> **Aim**
Without the pictures, set down every line of the data exactly.
***** Information provided
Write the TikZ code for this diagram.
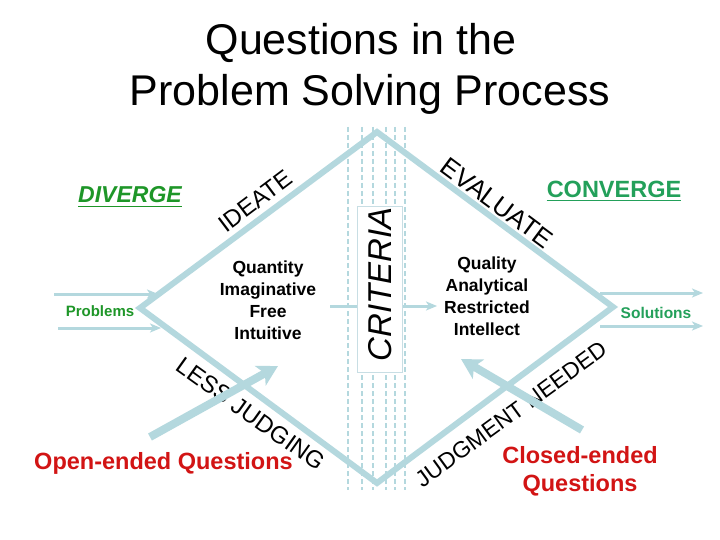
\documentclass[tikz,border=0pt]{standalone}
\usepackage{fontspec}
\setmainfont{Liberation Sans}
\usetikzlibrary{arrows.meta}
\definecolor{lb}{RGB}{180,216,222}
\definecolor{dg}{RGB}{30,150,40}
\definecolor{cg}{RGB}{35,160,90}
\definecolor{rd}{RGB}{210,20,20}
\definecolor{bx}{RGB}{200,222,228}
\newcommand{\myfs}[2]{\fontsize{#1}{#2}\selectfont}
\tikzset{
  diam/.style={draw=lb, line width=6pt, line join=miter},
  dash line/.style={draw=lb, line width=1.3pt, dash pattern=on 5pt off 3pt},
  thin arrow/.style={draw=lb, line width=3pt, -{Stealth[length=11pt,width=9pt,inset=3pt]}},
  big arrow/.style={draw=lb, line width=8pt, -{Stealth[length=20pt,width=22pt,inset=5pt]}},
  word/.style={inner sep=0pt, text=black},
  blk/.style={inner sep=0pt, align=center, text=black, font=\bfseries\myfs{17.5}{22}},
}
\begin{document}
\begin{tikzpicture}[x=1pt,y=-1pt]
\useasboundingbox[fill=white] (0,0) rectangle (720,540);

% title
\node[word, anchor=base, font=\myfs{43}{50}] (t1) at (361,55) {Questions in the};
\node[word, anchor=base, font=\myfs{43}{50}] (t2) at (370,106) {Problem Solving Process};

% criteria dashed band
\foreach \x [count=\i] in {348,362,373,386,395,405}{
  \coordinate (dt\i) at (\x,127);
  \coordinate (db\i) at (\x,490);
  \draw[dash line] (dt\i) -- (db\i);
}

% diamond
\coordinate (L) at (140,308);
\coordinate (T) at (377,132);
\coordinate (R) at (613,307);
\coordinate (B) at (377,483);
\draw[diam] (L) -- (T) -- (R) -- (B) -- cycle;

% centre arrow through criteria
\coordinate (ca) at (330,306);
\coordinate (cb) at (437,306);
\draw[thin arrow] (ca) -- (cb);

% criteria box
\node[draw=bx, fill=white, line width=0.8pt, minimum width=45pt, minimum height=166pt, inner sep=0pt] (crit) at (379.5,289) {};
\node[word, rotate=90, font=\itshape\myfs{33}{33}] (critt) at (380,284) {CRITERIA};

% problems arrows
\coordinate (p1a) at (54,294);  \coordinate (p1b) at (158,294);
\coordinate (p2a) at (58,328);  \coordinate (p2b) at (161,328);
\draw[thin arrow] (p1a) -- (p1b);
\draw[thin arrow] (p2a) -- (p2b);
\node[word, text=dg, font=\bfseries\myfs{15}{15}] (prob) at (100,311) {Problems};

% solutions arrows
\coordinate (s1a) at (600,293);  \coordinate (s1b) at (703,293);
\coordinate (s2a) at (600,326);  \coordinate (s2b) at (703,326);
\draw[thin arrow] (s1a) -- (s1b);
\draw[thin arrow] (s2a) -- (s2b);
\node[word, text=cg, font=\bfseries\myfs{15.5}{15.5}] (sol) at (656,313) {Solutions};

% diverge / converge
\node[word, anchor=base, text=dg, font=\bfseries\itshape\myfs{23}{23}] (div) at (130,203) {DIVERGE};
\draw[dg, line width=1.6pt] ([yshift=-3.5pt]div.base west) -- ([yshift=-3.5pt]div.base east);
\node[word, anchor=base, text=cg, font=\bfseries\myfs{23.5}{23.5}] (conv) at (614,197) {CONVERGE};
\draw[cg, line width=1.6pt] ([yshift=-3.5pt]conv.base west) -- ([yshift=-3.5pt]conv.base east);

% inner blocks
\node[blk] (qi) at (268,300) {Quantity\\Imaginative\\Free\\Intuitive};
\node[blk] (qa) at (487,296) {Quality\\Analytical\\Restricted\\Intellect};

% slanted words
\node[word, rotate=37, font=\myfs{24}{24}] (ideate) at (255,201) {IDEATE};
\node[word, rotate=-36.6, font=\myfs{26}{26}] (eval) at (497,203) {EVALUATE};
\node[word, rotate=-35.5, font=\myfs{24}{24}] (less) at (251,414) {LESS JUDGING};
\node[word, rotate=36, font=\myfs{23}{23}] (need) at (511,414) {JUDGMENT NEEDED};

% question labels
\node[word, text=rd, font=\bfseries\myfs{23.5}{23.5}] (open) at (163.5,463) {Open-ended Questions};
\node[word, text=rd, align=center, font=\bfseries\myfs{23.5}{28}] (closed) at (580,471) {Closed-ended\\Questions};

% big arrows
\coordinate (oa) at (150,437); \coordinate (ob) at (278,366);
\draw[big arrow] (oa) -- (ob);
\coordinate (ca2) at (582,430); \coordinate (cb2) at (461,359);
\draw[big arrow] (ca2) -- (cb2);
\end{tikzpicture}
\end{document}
**********
> **Task solution**
Write the TikZ code for this diagram.
\documentclass[tikz,border=0pt]{standalone}
\usepackage{fontspec}
\setmainfont{Liberation Sans}
\usetikzlibrary{arrows.meta}
\definecolor{lb}{RGB}{180,216,222}
\definecolor{dg}{RGB}{30,150,40}
\definecolor{cg}{RGB}{35,160,90}
\definecolor{rd}{RGB}{210,20,20}
\definecolor{bx}{RGB}{200,222,228}
\newcommand{\myfs}[2]{\fontsize{#1}{#2}\selectfont}
\tikzset{
  diam/.style={draw=lb, line width=6pt, line join=miter},
  dash line/.style={draw=lb, line width=1.3pt, dash pattern=on 5pt off 3pt},
  thin arrow/.style={draw=lb, line width=3pt, -{Stealth[length=11pt,width=9pt,inset=3pt]}},
  big arrow/.style={draw=lb, line width=8pt, -{Stealth[length=20pt,width=22pt,inset=5pt]}},
  word/.style={inner sep=0pt, text=black},
  blk/.style={inner sep=0pt, align=center, text=black, font=\bfseries\myfs{17.5}{22}},
}
\begin{document}
\begin{tikzpicture}[x=1pt,y=-1pt]
\useasboundingbox[fill=white] (0,0) rectangle (720,540);

% title
\node[word, anchor=base, font=\myfs{43}{50}] (t1) at (361,55) {Questions in the};
\node[word, anchor=base, font=\myfs{43}{50}] (t2) at (370,106) {Problem Solving Process};

% criteria dashed band
\foreach \x [count=\i] in {348,362,373,386,395,405}{
  \coordinate (dt\i) at (\x,127);
  \coordinate (db\i) at (\x,490);
  \draw[dash line] (dt\i) -- (db\i);
}

% diamond
\coordinate (L) at (140,308);
\coordinate (T) at (377,132);
\coordinate (R) at (613,307);
\coordinate (B) at (377,483);
\draw[diam] (L) -- (T) -- (R) -- (B) -- cycle;

% centre arrow through criteria
\coordinate (ca) at (330,306);
\coordinate (cb) at (437,306);
\draw[thin arrow] (ca) -- (cb);

% criteria box
\node[draw=bx, fill=white, line width=0.8pt, minimum width=45pt, minimum height=166pt, inner sep=0pt] (crit) at (379.5,289) {};
\node[word, rotate=90, font=\itshape\myfs{33}{33}] (critt) at (380,284) {CRITERIA};

% problems arrows
\coordinate (p1a) at (54,294);  \coordinate (p1b) at (158,294);
\coordinate (p2a) at (58,328);  \coordinate (p2b) at (161,328);
\draw[thin arrow] (p1a) -- (p1b);
\draw[thin arrow] (p2a) -- (p2b);
\node[word, text=dg, font=\bfseries\myfs{15}{15}] (prob) at (100,311) {Problems};

% solutions arrows
\coordinate (s1a) at (600,293);  \coordinate (s1b) at (703,293);
\coordinate (s2a) at (600,326);  \coordinate (s2b) at (703,326);
\draw[thin arrow] (s1a) -- (s1b);
\draw[thin arrow] (s2a) -- (s2b);
\node[word, text=cg, font=\bfseries\myfs{15.5}{15.5}] (sol) at (656,313) {Solutions};

% diverge / converge
\node[word, anchor=base, text=dg, font=\bfseries\itshape\myfs{23}{23}] (div) at (130,203) {DIVERGE};
\draw[dg, line width=1.6pt] ([yshift=-3.5pt]div.base west) -- ([yshift=-3.5pt]div.base east);
\node[word, anchor=base, text=cg, font=\bfseries\myfs{23.5}{23.5}] (conv) at (614,197) {CONVERGE};
\draw[cg, line width=1.6pt] ([yshift=-3.5pt]conv.base west) -- ([yshift=-3.5pt]conv.base east);

% inner blocks
\node[blk] (qi) at (268,300) {Quantity\\Imaginative\\Free\\Intuitive};
\node[blk] (qa) at (487,296) {Quality\\Analytical\\Restricted\\Intellect};

% slanted words
\node[word, rotate=37, font=\myfs{24}{24}] (ideate) at (255,201) {IDEATE};
\node[word, rotate=-36.6, font=\myfs{26}{26}] (eval) at (497,203) {EVALUATE};
\node[word, rotate=-35.5, font=\myfs{24}{24}] (less) at (251,414) {LESS JUDGING};
\node[word, rotate=36, font=\myfs{23}{23}] (need) at (511,414) {JUDGMENT NEEDED};

% question labels
\node[word, text=rd, font=\bfseries\myfs{23.5}{23.5}] (open) at (163.5,463) {Open-ended Questions};
\node[word, text=rd, align=center, font=\bfseries\myfs{23.5}{28}] (closed) at (580,471) {Closed-ended\\Questions};

% big arrows
\coordinate (oa) at (150,437); \coordinate (ob) at (278,366);
\draw[big arrow] (oa) -- (ob);
\coordinate (ca2) at (582,430); \coordinate (cb2) at (461,359);
\draw[big arrow] (ca2) -- (cb2);
\end{tikzpicture}
\end{document}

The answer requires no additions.